There’s comfort in knowing the origin of the things that are important to us, heavy metal included. Tracing artistic influence, whether it comes in the form of beats, melodies, or tempo, allows music to become that much more relatable, human, and strengthens our connection to it. For the unexplained however — for a musical genre as utterly bizarre, unique and multifaceted as heavy metal — quantum theory can illuminate the unknown. Forty years ago, on February 10th, 1978, Judas Priest made that final leap that heavy metal needed to exist as its own ever-evolving movement. It was only fitting that while nearly every one of their peers rejected the label, Judas Priest embraced it wholeheartedly. They owned their achievement, and welcomed all that came with being a heavy metal band.

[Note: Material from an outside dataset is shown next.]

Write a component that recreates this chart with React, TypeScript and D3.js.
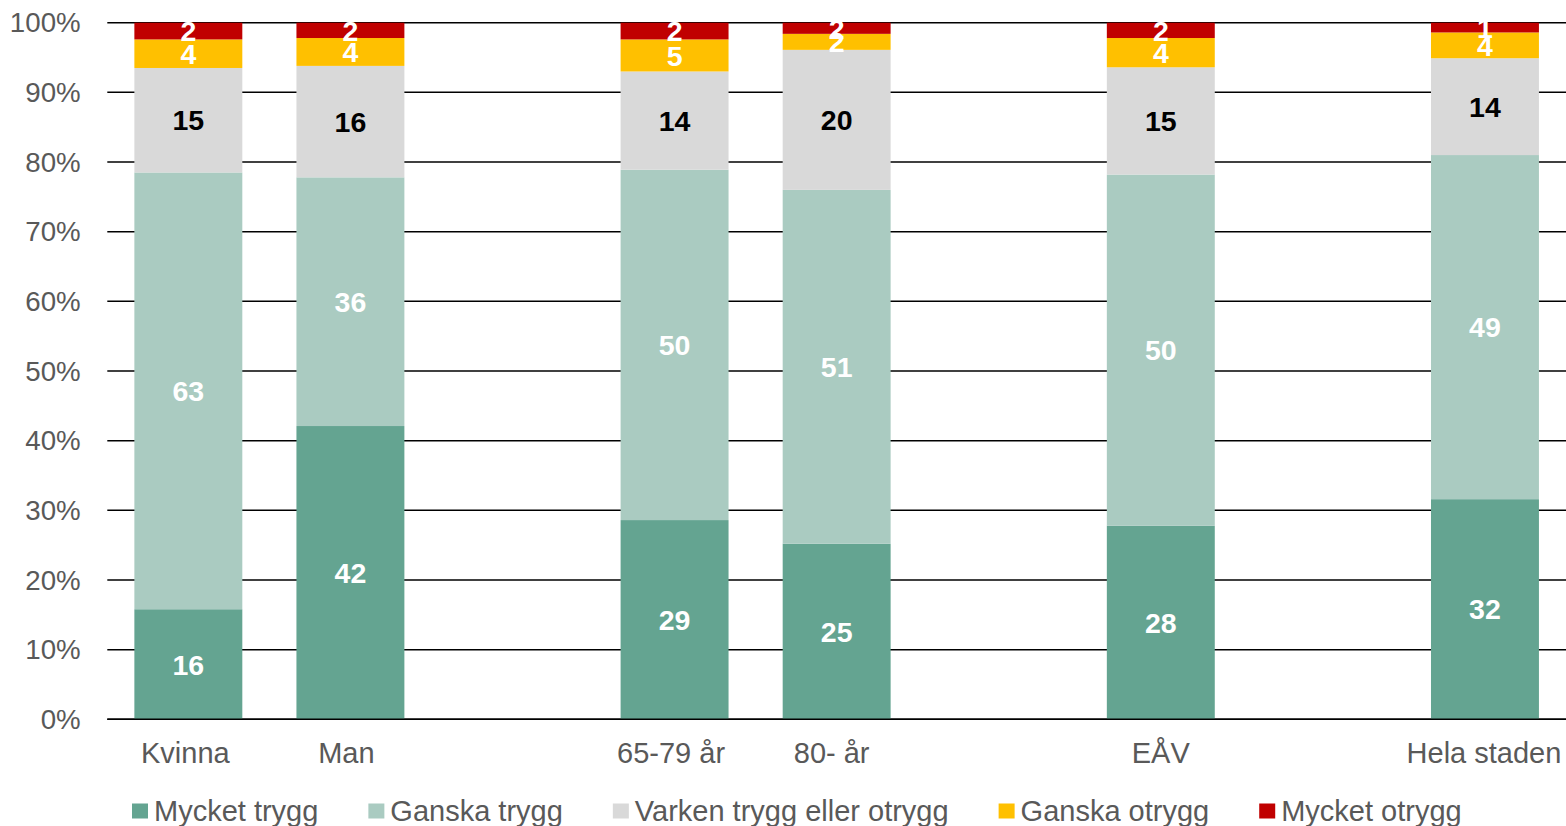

“I think the fact that people did identify us as a heavy metal band, we thought that’s really cool because to start with, there weren’t very many bands around that were being called heavy metal bands. And a lot of them kind of denied their divinity really,” K.K. Downing says. “A lot of bands said they were not heavy metal because I think they thought that they would lose fans, you know. There was the whole imagery around a rock band — have a good time, have fun — whereas this heavy metal music, no, it was not that really. It was more akin to the original concept of working class music like for example, the Delta blues. It wasn’t designed for people to have fun. It was working class, blue collar… ‘We are the band that’s here for you people, we understand and know that life probably has already been difficult for most of you, but you come with us and listen to our music, enjoy the show, and engross with us, and interact with us, and we will have an uplifting experience that isn’t just out and out fun with laughter and jokes.’”

“It was past and north of rock, and it was actually north of heavy rock. It was a coming of an age that was bound to happen I think, where music would crossover into being not just loud anymore,” Downing explains. “It was the energy, the look, the attitude, and the sound. Then it kind of just went on from there and I guess, the rest is history.”